> _STATED PROBLEM_:
Check every line of the entries below for the word "this", and copy the ones that have it.

> _DATA RECORDS_:
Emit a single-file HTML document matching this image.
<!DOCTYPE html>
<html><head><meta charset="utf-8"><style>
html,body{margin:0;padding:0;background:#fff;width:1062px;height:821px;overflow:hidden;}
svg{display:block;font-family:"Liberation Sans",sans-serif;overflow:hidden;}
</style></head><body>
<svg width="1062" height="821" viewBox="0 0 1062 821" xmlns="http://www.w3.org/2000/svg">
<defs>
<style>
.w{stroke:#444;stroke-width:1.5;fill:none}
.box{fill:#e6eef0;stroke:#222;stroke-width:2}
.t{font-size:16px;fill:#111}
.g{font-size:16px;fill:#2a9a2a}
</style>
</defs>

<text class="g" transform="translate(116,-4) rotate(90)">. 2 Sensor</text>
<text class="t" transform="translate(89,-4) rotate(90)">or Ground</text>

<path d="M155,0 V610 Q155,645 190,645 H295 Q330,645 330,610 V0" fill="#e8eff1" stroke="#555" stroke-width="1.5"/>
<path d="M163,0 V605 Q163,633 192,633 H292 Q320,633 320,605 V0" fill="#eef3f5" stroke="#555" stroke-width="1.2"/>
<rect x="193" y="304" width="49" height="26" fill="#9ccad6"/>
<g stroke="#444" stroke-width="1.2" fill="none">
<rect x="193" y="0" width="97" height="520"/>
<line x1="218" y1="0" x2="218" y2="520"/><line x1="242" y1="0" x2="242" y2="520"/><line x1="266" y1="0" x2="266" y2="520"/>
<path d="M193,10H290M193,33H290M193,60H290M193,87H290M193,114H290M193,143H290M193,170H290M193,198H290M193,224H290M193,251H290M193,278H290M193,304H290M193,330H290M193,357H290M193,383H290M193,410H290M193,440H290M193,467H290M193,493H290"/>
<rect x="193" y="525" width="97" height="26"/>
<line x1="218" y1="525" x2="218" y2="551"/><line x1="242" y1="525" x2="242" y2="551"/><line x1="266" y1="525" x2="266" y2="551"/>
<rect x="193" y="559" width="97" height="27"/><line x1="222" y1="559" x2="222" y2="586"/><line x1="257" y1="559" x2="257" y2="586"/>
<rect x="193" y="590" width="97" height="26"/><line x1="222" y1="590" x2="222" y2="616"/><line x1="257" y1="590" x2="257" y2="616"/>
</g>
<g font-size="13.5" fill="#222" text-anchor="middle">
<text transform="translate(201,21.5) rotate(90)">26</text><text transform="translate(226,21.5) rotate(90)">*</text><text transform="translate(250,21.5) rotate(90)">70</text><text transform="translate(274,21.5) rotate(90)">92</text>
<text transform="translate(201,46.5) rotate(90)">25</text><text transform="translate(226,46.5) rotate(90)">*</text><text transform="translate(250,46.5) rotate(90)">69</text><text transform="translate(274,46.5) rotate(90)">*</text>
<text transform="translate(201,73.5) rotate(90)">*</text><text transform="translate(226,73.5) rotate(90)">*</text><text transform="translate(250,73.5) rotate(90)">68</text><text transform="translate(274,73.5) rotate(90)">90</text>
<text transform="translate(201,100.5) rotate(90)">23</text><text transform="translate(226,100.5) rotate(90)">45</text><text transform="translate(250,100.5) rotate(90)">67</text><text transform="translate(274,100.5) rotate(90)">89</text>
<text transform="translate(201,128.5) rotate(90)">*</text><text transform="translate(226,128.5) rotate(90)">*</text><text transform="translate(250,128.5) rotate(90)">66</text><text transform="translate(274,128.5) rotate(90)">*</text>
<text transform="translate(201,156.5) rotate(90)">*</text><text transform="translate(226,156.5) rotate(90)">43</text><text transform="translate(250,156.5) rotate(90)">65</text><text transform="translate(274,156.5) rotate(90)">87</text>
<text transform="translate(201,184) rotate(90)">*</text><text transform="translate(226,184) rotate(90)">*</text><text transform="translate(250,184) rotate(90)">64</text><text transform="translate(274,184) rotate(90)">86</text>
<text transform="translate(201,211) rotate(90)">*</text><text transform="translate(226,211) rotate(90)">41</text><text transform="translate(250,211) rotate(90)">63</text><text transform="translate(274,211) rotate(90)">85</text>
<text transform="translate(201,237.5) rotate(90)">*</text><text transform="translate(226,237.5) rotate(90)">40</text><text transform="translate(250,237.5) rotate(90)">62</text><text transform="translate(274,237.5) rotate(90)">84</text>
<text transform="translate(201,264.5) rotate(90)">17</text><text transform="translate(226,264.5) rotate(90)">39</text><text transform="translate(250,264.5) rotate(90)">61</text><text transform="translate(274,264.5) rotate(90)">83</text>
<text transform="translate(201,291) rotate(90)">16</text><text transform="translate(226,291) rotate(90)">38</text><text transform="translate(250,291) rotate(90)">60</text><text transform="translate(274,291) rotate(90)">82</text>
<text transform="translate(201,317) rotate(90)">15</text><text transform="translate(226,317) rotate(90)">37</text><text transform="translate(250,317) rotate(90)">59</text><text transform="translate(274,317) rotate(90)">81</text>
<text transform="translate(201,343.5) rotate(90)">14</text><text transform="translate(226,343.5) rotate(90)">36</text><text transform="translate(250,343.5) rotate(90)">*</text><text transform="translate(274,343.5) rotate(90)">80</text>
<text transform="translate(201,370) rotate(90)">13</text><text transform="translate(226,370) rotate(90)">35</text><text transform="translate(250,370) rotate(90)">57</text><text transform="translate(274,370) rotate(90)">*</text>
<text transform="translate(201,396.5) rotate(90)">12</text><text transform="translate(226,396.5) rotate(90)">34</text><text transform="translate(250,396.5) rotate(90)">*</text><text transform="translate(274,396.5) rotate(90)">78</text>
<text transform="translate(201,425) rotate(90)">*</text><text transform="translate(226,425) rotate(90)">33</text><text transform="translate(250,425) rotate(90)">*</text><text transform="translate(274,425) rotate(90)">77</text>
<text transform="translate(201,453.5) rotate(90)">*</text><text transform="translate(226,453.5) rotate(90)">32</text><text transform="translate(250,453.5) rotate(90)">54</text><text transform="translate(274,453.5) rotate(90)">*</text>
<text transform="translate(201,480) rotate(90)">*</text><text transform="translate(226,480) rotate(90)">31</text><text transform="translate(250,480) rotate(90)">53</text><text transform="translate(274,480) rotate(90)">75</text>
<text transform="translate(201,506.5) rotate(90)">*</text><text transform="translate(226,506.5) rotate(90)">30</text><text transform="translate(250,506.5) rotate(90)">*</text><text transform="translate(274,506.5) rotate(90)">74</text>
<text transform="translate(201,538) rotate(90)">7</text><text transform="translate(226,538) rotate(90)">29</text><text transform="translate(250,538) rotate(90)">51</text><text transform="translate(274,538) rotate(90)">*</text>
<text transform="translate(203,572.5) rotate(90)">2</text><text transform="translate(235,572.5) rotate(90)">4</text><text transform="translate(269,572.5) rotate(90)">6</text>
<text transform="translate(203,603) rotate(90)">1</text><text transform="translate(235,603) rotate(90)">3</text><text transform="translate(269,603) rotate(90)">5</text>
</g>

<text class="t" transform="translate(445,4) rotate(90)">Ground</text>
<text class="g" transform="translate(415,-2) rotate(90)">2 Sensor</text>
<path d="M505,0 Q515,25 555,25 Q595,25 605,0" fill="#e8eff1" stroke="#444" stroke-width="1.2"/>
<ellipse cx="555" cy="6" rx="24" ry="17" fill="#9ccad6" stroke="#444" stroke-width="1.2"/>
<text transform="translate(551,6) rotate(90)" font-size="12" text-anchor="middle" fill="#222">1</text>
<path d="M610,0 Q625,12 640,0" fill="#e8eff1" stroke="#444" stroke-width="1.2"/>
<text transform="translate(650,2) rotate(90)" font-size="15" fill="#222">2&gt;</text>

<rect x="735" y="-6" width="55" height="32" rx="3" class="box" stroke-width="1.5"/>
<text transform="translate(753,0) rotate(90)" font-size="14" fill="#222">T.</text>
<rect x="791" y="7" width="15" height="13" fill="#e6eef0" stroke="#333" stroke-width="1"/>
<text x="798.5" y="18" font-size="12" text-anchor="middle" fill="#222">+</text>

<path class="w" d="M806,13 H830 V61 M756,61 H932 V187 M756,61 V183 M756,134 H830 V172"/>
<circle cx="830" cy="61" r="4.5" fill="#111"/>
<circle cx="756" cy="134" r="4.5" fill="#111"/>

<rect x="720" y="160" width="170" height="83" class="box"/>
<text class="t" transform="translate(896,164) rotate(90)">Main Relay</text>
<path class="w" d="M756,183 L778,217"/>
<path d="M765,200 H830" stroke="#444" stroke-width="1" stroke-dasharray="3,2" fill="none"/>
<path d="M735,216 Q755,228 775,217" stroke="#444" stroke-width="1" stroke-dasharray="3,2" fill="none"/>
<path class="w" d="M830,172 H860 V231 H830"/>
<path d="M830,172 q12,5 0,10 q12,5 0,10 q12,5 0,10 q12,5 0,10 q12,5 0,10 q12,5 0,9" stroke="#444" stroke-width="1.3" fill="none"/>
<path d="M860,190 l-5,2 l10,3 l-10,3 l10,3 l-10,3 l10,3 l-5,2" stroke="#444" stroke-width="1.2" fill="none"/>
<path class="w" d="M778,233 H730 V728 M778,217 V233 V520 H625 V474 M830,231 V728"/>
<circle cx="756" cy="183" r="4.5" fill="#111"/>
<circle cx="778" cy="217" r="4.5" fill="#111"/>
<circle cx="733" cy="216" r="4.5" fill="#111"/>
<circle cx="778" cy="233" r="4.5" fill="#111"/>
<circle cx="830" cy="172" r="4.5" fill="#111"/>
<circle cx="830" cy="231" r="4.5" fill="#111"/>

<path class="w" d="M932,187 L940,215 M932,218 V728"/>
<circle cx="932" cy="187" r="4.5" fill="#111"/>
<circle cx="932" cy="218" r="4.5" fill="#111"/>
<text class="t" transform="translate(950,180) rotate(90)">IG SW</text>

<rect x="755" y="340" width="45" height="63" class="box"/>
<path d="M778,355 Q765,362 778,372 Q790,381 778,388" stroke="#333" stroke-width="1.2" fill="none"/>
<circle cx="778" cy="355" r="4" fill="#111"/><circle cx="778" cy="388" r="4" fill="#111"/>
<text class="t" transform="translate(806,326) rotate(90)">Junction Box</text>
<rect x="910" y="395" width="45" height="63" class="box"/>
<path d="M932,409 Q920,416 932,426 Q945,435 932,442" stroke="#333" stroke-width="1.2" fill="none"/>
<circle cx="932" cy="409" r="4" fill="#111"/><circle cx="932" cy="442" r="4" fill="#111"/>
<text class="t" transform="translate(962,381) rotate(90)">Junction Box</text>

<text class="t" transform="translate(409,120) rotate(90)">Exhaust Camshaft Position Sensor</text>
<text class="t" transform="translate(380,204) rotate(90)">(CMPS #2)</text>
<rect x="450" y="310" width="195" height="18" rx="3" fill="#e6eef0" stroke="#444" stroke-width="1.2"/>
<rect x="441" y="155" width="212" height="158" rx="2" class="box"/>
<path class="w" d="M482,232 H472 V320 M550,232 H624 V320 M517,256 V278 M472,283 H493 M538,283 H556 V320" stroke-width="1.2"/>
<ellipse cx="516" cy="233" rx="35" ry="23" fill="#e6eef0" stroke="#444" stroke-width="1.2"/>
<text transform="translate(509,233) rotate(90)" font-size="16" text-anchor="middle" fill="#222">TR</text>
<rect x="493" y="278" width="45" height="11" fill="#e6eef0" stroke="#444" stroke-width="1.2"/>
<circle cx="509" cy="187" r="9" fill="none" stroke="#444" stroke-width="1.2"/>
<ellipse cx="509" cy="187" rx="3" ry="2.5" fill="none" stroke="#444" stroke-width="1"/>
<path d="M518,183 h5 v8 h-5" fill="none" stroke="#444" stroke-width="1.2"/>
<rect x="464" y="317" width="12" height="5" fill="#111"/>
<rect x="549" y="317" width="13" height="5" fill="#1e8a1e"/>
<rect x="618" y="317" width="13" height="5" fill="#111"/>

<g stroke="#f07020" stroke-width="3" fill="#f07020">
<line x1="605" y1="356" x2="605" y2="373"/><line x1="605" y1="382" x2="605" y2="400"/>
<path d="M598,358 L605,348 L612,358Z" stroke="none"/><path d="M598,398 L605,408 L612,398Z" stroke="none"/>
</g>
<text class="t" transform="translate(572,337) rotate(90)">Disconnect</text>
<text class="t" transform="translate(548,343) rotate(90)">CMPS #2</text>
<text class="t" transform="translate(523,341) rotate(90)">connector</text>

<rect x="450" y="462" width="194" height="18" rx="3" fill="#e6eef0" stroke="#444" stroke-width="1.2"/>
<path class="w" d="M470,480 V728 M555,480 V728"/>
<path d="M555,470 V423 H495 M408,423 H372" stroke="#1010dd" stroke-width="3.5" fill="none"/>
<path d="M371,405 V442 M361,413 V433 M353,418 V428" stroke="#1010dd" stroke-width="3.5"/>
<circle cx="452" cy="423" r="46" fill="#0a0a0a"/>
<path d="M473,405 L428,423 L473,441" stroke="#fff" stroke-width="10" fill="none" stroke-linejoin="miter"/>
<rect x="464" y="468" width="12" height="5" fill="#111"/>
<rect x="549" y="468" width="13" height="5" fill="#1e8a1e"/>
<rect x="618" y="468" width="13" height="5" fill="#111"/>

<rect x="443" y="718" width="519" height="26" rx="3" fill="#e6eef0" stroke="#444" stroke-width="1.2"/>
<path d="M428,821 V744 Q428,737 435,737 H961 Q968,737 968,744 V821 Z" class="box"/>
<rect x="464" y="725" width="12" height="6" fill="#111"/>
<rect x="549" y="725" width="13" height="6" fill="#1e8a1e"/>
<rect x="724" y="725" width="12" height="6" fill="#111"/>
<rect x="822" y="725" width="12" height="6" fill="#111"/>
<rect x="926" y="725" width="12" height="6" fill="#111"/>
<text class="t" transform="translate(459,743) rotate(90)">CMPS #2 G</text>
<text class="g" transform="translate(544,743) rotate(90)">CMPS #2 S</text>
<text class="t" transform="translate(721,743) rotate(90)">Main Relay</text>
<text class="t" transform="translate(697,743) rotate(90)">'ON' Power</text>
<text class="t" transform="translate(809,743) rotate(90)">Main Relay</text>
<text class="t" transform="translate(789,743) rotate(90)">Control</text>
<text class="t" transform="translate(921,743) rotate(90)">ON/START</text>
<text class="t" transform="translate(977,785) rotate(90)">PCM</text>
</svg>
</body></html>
--
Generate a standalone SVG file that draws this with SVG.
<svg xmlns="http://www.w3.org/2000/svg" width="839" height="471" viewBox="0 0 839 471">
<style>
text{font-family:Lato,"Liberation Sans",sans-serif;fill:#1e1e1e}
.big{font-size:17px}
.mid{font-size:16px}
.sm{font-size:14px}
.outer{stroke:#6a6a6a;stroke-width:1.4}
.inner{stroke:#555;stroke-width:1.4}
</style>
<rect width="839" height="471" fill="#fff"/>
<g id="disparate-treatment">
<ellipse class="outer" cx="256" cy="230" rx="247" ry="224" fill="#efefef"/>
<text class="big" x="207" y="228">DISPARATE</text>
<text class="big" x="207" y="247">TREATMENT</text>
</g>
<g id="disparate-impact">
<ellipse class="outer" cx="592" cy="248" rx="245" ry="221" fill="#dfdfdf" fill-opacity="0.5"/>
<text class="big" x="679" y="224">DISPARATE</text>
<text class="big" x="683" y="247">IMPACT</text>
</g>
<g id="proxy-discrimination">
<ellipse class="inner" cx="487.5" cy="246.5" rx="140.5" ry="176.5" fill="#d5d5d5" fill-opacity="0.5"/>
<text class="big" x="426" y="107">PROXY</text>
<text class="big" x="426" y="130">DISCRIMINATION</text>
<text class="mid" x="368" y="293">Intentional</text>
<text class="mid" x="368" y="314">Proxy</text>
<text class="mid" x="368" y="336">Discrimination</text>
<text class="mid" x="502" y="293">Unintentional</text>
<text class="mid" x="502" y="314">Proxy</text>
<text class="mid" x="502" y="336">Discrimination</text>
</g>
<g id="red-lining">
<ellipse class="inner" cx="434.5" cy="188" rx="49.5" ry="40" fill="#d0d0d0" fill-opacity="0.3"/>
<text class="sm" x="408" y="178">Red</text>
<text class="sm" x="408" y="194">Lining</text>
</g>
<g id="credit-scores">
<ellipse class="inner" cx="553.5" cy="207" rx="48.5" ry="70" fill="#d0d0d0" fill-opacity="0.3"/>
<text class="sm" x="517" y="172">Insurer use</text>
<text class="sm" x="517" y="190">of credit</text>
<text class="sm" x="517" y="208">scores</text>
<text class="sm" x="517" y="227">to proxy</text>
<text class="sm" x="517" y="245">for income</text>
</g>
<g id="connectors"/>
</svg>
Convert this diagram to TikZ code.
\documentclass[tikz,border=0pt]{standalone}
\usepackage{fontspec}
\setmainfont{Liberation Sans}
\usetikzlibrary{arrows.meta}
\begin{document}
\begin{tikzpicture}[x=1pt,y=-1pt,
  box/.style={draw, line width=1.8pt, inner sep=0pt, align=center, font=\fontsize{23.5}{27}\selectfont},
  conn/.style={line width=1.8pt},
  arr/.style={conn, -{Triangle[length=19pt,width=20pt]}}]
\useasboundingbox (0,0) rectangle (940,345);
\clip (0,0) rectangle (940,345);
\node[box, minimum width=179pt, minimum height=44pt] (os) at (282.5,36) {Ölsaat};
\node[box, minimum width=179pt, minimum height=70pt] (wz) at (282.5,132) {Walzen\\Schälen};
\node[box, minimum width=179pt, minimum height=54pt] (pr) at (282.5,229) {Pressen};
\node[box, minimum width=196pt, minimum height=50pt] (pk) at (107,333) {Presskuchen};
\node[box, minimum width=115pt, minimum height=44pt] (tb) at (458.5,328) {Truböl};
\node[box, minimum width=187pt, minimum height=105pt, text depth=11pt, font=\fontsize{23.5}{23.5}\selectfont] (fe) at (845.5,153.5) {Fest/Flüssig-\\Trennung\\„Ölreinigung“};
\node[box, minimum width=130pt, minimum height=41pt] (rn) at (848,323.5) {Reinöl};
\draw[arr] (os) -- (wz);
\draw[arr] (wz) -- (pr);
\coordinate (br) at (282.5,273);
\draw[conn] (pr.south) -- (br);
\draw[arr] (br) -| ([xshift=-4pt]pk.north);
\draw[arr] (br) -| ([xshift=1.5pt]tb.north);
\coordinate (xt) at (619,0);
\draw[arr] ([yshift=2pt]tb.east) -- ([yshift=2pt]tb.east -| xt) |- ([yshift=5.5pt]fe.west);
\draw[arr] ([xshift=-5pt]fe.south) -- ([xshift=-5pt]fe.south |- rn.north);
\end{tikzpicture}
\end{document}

> _SOLVED PROBLEM_:
Emit a single-file HTML document matching this image.
Generate a standalone SVG file that draws this with SVG.
Convert this diagram to TikZ code.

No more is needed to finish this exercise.